In Gundam’s original timeline—the Universal Century, and home to most of the franchise’s key series, including the original trio of Gundam, Zeta Gundam, and ZZ Gundam—Newtypes were the natural evolution of human beings existing in outer space, or spacenoids, developing latent psychic powers and enhanced empathic senses. Weaponized over the intent to use these abilities to deeply connect with their fellow Newtypes, these individuals became powerful Mobile Suit pilots in the Universal Century’s many conflicts, using their abilities to wield specialized mecha that commonly used remote-operated drone weapons known as Funnels and Bits. After the first prominent emergence of Newtypes in the original Gundam, most notably its protagonist Amuro Ray, attempts to artificially develop Newtype abilities in people began, creating the dawn of the Cyber Newtype.
Augmented through organ replacement, biotechnological implants, chemical exposure, and harrowing mental conditioning, even successful attempts at Cyber Newtypes were met with debilitating mental instability, making them volatile weapons of war. In some cases, these test subjects were stripped of their former identity in the process—like Zeta Gundam’s Four Murasame, named as she was the fourth of her kind created at the Murasame Research Lab in early Cyber Newtype experimentation. See where Witch From Mercury was going now with making Elan “Enhanced Person Number 4”?
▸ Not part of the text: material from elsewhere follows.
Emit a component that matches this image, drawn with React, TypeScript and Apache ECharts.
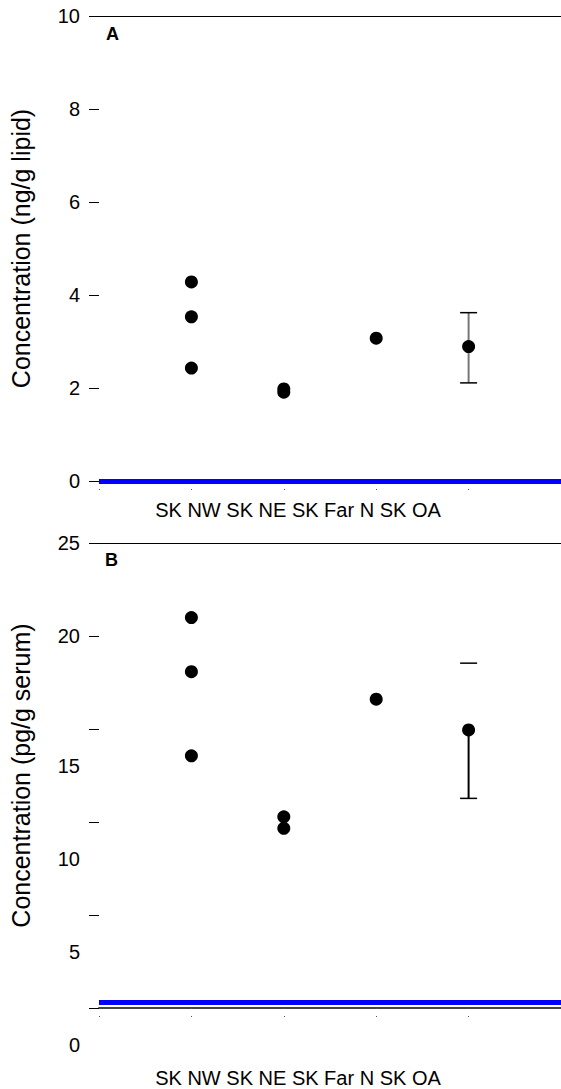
import React, { useEffect, useRef } from "react";
import * as echarts from "echarts";

// Sampling sites along the x axis (positions 1..4)
const categories = ["SK NW", "SK NE", "SK Far N", "SK OA"];

// Panel A: concentration in ng/g lipid
const lipidSkNw = [4.28, 3.53, 2.43];
const lipidSkNe = [1.98, 1.91];
const lipidSkFarN = [3.07];
const lipidSkOaMean = [2.89];
const lipidSkOaRange = [2.11, 3.62];
const lipidReference = 0;
const lipidAxis = { min: 0, max: 10, interval: 2 };

// Panel B: concentration in pg/g serum
const serumSkNw = [20.99, 18.08, 13.56];
const serumSkNe = [10.28, 9.66];
const serumSkFarN = [16.6];
const serumSkOaMean = [14.95];
const serumSkOaRange = [11.27, 18.54];
const serumReference = 0.32;
const serumAxis = { min: 0, max: 25, interval: 5 };

const FONT = "Liberation Sans, Arial, Helvetica, sans-serif";

function toPoints(groups: number[][]) {
  const out: number[][] = [];
  groups.forEach((vals, i) => vals.forEach((v) => out.push([i + 1, v])));
  return out;
}

function errorBarSeries(
  xAxisIndex: number,
  yAxisIndex: number,
  mean: number,
  range: number[],
  fullStem: boolean,
  stemColor: string
) {
  return {
    type: "custom",
    xAxisIndex,
    yAxisIndex,
    z: 3,
    silent: true,
    data: [[categories.length, range[0], range[1], mean]],
    renderItem: (_params: any, api: any) => {
      const x = api.value(0);
      const lo = api.coord([x, api.value(1)]);
      const hi = api.coord([x, api.value(2)]);
      const mid = api.coord([x, api.value(3)]);
      const half = 8.5;
      const stemTop = fullStem ? hi : mid;
      return {
        type: "group",
        children: [
          {
            type: "line",
            shape: { x1: stemTop[0], y1: stemTop[1], x2: lo[0], y2: lo[1] },
            style: { stroke: stemColor, lineWidth: 2 },
          },
          {
            type: "line",
            shape: { x1: hi[0] - half, y1: hi[1], x2: hi[0] + half, y2: hi[1] },
            style: { stroke: "#000", lineWidth: 1.5 },
          },
          {
            type: "line",
            shape: { x1: lo[0] - half, y1: lo[1], x2: lo[0] + half, y2: lo[1] },
            style: { stroke: "#000", lineWidth: 1.5 },
          },
        ],
      };
    },
  };
}

function scatterSeries(
  xAxisIndex: number,
  yAxisIndex: number,
  data: number[][],
  reference: number
) {
  return {
    type: "scatter",
    xAxisIndex,
    yAxisIndex,
    z: 4,
    symbol: "circle",
    symbolSize: 13,
    itemStyle: { color: "#000", opacity: 1 },
    data,
    markLine: {
      silent: true,
      symbol: "none",
      label: { show: false },
      lineStyle: { color: "#0000ff", width: 5, type: "solid", opacity: 1 },
      data: [{ yAxis: reference }],
    },
  };
}

function bottomAxis(gridIndex: number, nameGap: number, lineColor: string, lineWidth: number) {
  return {
    type: "value",
    gridIndex,
    position: "bottom",
    min: 0,
    max: categories.length + 1,
    interval: 1,
    name: categories.join(" "),
    nameLocation: "middle",
    nameGap,
    nameTextStyle: {
      fontFamily: FONT,
      fontSize: 20,
      color: "#000",
      padding: [0, 64, 0, 0],
    },
    axisLine: { show: true, lineStyle: { color: lineColor, width: lineWidth } },
    axisTick: {
      show: true,
      length: 9,
      lineStyle: { color: "#555", width: 1, type: [1, 7] },
    },
    axisLabel: { show: false },
    splitLine: { show: false },
  };
}

function topAxis(gridIndex: number) {
  return {
    type: "value",
    gridIndex,
    position: "top",
    min: 0,
    max: categories.length + 1,
    axisLine: { show: true, lineStyle: { color: "#000", width: 1 } },
    axisTick: { show: false },
    axisLabel: { show: false },
    splitLine: { show: false },
  };
}

function leftAxis(
  gridIndex: number,
  range: { min: number; max: number; interval: number },
  name: string,
  formatter?: (v: number) => string,
  rich?: any
) {
  return {
    type: "value",
    gridIndex,
    min: range.min,
    max: range.max,
    interval: range.interval,
    name,
    nameLocation: "middle",
    nameGap: 66,
    nameTextStyle: { fontFamily: FONT, fontSize: 25, color: "#000" },
    axisLine: { show: false },
    axisTick: { show: true, length: 10, lineStyle: { color: "#000", width: 1 } },
    axisLabel: {
      fontFamily: FONT,
      fontSize: 20,
      color: "#000",
      margin: 19,
      formatter,
      rich,
    },
    splitLine: { show: false },
  };
}

export default function App() {
  const ref = useRef<HTMLDivElement>(null);

  useEffect(() => {
    document.body.style.margin = "0";
    if (!ref.current) return;
    const chart = echarts.init(ref.current, null, { renderer: "svg" });

    const option = {
      animation: false,
      backgroundColor: "#fff",
      grid: [
        { left: 97, right: 0, top: 16, height: 465 },
        { left: 97, right: 0, top: 543, height: 465 },
      ],
      xAxis: [
        bottomAxis(0, 19, "#000", 1),
        topAxis(0),
        bottomAxis(1, 60, "#444", 2),
        topAxis(1),
      ],
      yAxis: [
        leftAxis(0, lipidAxis, "Concentration (ng/g lipid)"),
        leftAxis(
          1,
          serumAxis,
          "Concentration (pg/g serum)",
          (v: number) => (v <= 15 ? `{low|${v}}` : `${v}`),
          { low: { fontFamily: FONT, fontSize: 20, color: "#000", padding: [74, 0, 0, 0] } }
        ),
      ],
      graphic: [
        {
          type: "text",
          left: 106,
          top: 25,
          style: { text: "A", fontFamily: FONT, fontSize: 18, fontWeight: "bold", fill: "#000" },
        },
        {
          type: "text",
          left: 105,
          top: 551,
          style: { text: "B", fontFamily: FONT, fontSize: 18, fontWeight: "bold", fill: "#000" },
        },
      ],
      series: [
        errorBarSeries(0, 0, lipidSkOaMean[0], lipidSkOaRange, true, "#777"),
        scatterSeries(
          0,
          0,
          toPoints([lipidSkNw, lipidSkNe, lipidSkFarN, lipidSkOaMean]),
          lipidReference
        ),
        errorBarSeries(2, 1, serumSkOaMean[0], serumSkOaRange, false, "#000"),
        scatterSeries(
          2,
          1,
          toPoints([serumSkNw, serumSkNe, serumSkFarN, serumSkOaMean]),
          serumReference
        ),
      ],
    };

    chart.setOption(option as any);
    return () => chart.dispose();
  }, []);

  return (
    <div
      ref={ref}
      style={{ position: "absolute", left: 0, top: 0, width: 561, height: 1089 }}
    />
  );
}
Right now, it’s hard to say, other than the fact that despite being named differently and seemingly operating in strictly non-psychic ways, they seemingly are Witch From Mercury’s answer to the Newtypes of the Universal Century—Elan, Suletta, and Elnora before them all relied on the bio-organic connection to the format, and it’s been heavily hinted that this is still the case even as Suletta seems to show none of the usual side effects of utilizing the GUND format, so there’s not been any hints at psychic shenanigans so far.
But it is interesting that Witch From Mercury is examining these echoes of the original Gundam and its successor’s conflicts—the exploitation of humanity’s future by old ruling powers in the name of war and dominance—through its capitalistic future lens. Among all the new things the series is experimenting without precedence in Gundam—a female protagonist, a potentially queer romance at the heart of its story—there’s something wonderful that it’s willing to engage with some of the franchise’s oldest defining sci-fi ideas in its own way as well.